Oppure incontrare una compagnia di Casirate (pais di rane e del
petrolio) a fare il picnic in vetta al Linzone ancora privo di narcisi
non ancora rimarginato dall'”unico” piccolo incendio subito
quest'inverno. Del resto basta dare un'occhiata ai vari gruppi sportivi
e non che percorrono le nostre montagne per capire che se ieri i
bergamaschi erano dati come un popolo alpino, oggi lo siamo
–numericamente e come penetrazione- almeno il doppio. Fossero in vita
le guide alpine che ci hanno insegnato ad arrampicare e vedessero
i filmati e le foto dei siti fessbuc trasalirebbero. Se vai in montagna
senza una go-pro non sei nessuno: i tuoi amici al bar mentre si
ciuccano l'aperitivo ricevono il filmato della tua impresa in tempo
reale. Vero che ogni anno contiamo una decina di bare e di invalidi
gravissimi come esito di bullerie alpinistiche ma forse meglio (?)
morire cadendo in montagna che d’infarto sulla porta dell’ufficio o del
bar. La moda di quest’anno sono le borracce d’acciaio inox, esito
della battaglia mediatica contro le plastiche nel mare ma soprattutto
molto «economiche» visto i prezzi che spuntano quelle termiche.

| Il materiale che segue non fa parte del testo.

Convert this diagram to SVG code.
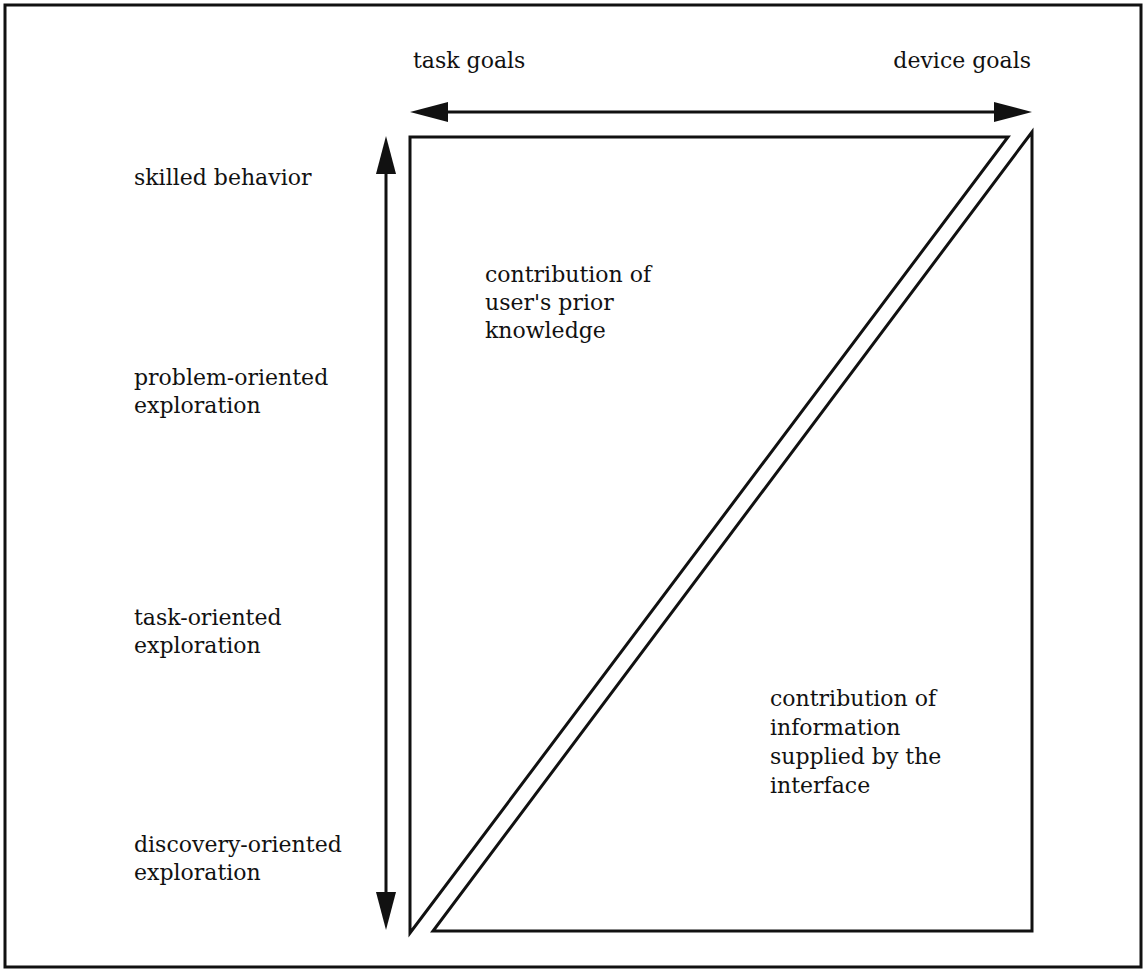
<svg xmlns="http://www.w3.org/2000/svg" width="1143" height="969" viewBox="0 0 1143 969">
<style>
text{font-family:"DejaVu Serif","Liberation Serif",serif;font-size:22px;fill:#111}
.ln{fill:none;stroke:#111;stroke-width:3;stroke-linejoin:miter}
.ar{fill:none;stroke:#111;stroke-width:3}
</style>
<defs>
<marker id="ah" markerUnits="userSpaceOnUse" markerWidth="38" markerHeight="22" refX="28" refY="11" orient="auto-start-reverse">
<path d="M0,1 L38,11 L0,21 Z" fill="#111"/>
</marker>
</defs>
<rect width="1143" height="969" fill="#fff"/>
<path id="frame" class="ln" d="M5,967 L5,5 L1141,5 L1141,967 Z"/>
<g id="connectors">
<line class="ar" x1="420" y1="112" x2="1022" y2="112" marker-start="url(#ah)" marker-end="url(#ah)"/>
<line class="ar" x1="386" y1="146" x2="386" y2="920" marker-start="url(#ah)" marker-end="url(#ah)"/>
</g>
<g id="upper-triangle">
<polygon class="ln" points="410,137 1008,137 410,933"/>
<text x="485" y="282">contribution of</text>
<text x="485" y="310">user's prior</text>
<text x="485" y="338">knowledge</text>
</g>
<g id="lower-triangle">
<polygon class="ln" points="1032,132 1032,931 433,931"/>
<text x="770" y="706">contribution of</text>
<text x="770" y="735">information</text>
<text x="770" y="764">supplied by the</text>
<text x="770" y="793">interface</text>
</g>
<g id="axis-labels">
<text x="413" y="68">task goals</text>
<text x="1031" y="68" text-anchor="end">device goals</text>
<text x="134" y="185">skilled behavior</text>
<text x="134" y="385">problem-oriented</text>
<text x="134" y="413">exploration</text>
<text x="134" y="625">task-oriented</text>
<text x="134" y="653">exploration</text>
<text x="134" y="852">discovery-oriented</text>
<text x="134" y="880">exploration</text>
</g>
</svg>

Tornando in città (alta: in quella bassa c’é la Fiera dei Librai, non
dei libri...) leggiamo sulle gazzette che il primo maggio il portico
del Palazzo della Ragione verà occupato da un concerto di più gruppi.
Del resto con la fiera in Piazza Vittorio Veneto di spazi al di
la del Lazzaretto dove non ci sarebbe andato nessuno (pioggia esclusa)
non c’erano alternative.
Intanto che si apre lentamente la campagna elettorale per le
amministrative in città in un clima che pare dia per scontata la
riconferma di Gori assieme a un vasto ritorno di anziani
candidati sindaci maschi (lo scrive il Corriere, quindi...) un
po’ dappertutto dopo l’abbandono della mezza età che aveva fatto furore
cinque anni or sono resta poco da sperare. Le costosissime paciugate un
po’ dappertutto del trio Gori-Brambilla-Alesini, il verde rimasto cesso
com’era per mano della Leyla Ciaga; i bus elettrici potenziati da
quelli a metano e le multe a raffica del Gandi:bisogna accontentarsi di
quello che passa il convento. Per il momento non c’è di meglio.
Sperando che col concerto non caschi qualche pietra del Palazzo.